Available data.

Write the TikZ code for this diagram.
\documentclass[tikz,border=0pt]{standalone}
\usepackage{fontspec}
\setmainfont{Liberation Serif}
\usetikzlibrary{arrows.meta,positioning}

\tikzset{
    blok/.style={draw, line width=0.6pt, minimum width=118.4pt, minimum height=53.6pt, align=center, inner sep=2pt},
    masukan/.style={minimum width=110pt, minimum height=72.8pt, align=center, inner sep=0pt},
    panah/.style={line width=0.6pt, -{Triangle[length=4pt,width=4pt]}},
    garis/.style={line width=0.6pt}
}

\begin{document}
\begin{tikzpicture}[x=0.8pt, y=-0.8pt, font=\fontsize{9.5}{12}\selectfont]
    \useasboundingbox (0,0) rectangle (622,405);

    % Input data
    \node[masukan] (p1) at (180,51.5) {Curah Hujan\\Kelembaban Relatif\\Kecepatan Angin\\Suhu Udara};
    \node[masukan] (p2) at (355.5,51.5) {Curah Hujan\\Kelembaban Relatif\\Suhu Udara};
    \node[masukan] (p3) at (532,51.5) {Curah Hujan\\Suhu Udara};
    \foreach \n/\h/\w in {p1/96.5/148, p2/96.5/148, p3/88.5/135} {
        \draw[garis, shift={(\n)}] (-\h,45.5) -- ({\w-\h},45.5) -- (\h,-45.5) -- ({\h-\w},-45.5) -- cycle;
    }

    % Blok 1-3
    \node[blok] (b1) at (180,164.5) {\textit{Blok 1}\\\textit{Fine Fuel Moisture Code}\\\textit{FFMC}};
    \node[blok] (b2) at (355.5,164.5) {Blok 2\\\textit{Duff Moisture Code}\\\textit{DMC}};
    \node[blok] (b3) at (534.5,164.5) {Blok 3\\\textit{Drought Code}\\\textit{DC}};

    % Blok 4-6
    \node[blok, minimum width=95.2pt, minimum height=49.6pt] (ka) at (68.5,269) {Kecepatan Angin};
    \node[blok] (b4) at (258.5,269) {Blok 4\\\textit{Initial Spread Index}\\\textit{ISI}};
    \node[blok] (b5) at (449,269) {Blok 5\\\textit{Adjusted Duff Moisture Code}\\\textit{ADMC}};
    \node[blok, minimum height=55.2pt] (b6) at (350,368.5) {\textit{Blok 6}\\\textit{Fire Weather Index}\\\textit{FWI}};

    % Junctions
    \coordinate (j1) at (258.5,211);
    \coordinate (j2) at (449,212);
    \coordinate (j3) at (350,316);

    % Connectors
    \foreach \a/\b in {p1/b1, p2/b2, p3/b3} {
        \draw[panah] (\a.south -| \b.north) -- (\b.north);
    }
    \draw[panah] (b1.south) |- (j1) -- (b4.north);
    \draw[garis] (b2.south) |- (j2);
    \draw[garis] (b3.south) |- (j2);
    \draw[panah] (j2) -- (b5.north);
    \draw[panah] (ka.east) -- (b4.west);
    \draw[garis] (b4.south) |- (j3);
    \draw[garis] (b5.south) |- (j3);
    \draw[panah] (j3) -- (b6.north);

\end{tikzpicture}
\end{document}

Your goal. Retype the material above, line by line, exactly.

Answer below.
Write the TikZ code for this diagram.
\documentclass[tikz,border=0pt]{standalone}
\usepackage{fontspec}
\setmainfont{Liberation Serif}
\usetikzlibrary{arrows.meta,positioning}

\tikzset{
    blok/.style={draw, line width=0.6pt, minimum width=118.4pt, minimum height=53.6pt, align=center, inner sep=2pt},
    masukan/.style={minimum width=110pt, minimum height=72.8pt, align=center, inner sep=0pt},
    panah/.style={line width=0.6pt, -{Triangle[length=4pt,width=4pt]}},
    garis/.style={line width=0.6pt}
}

\begin{document}
\begin{tikzpicture}[x=0.8pt, y=-0.8pt, font=\fontsize{9.5}{12}\selectfont]
    \useasboundingbox (0,0) rectangle (622,405);

    % Input data
    \node[masukan] (p1) at (180,51.5) {Curah Hujan\\Kelembaban Relatif\\Kecepatan Angin\\Suhu Udara};
    \node[masukan] (p2) at (355.5,51.5) {Curah Hujan\\Kelembaban Relatif\\Suhu Udara};
    \node[masukan] (p3) at (532,51.5) {Curah Hujan\\Suhu Udara};
    \foreach \n/\h/\w in {p1/96.5/148, p2/96.5/148, p3/88.5/135} {
        \draw[garis, shift={(\n)}] (-\h,45.5) -- ({\w-\h},45.5) -- (\h,-45.5) -- ({\h-\w},-45.5) -- cycle;
    }

    % Blok 1-3
    \node[blok] (b1) at (180,164.5) {\textit{Blok 1}\\\textit{Fine Fuel Moisture Code}\\\textit{FFMC}};
    \node[blok] (b2) at (355.5,164.5) {Blok 2\\\textit{Duff Moisture Code}\\\textit{DMC}};
    \node[blok] (b3) at (534.5,164.5) {Blok 3\\\textit{Drought Code}\\\textit{DC}};

    % Blok 4-6
    \node[blok, minimum width=95.2pt, minimum height=49.6pt] (ka) at (68.5,269) {Kecepatan Angin};
    \node[blok] (b4) at (258.5,269) {Blok 4\\\textit{Initial Spread Index}\\\textit{ISI}};
    \node[blok] (b5) at (449,269) {Blok 5\\\textit{Adjusted Duff Moisture Code}\\\textit{ADMC}};
    \node[blok, minimum height=55.2pt] (b6) at (350,368.5) {\textit{Blok 6}\\\textit{Fire Weather Index}\\\textit{FWI}};

    % Junctions
    \coordinate (j1) at (258.5,211);
    \coordinate (j2) at (449,212);
    \coordinate (j3) at (350,316);

    % Connectors
    \foreach \a/\b in {p1/b1, p2/b2, p3/b3} {
        \draw[panah] (\a.south -| \b.north) -- (\b.north);
    }
    \draw[panah] (b1.south) |- (j1) -- (b4.north);
    \draw[garis] (b2.south) |- (j2);
    \draw[garis] (b3.south) |- (j2);
    \draw[panah] (j2) -- (b5.north);
    \draw[panah] (ka.east) -- (b4.west);
    \draw[garis] (b4.south) |- (j3);
    \draw[garis] (b5.south) |- (j3);
    \draw[panah] (j3) -- (b6.north);

\end{tikzpicture}
\end{document}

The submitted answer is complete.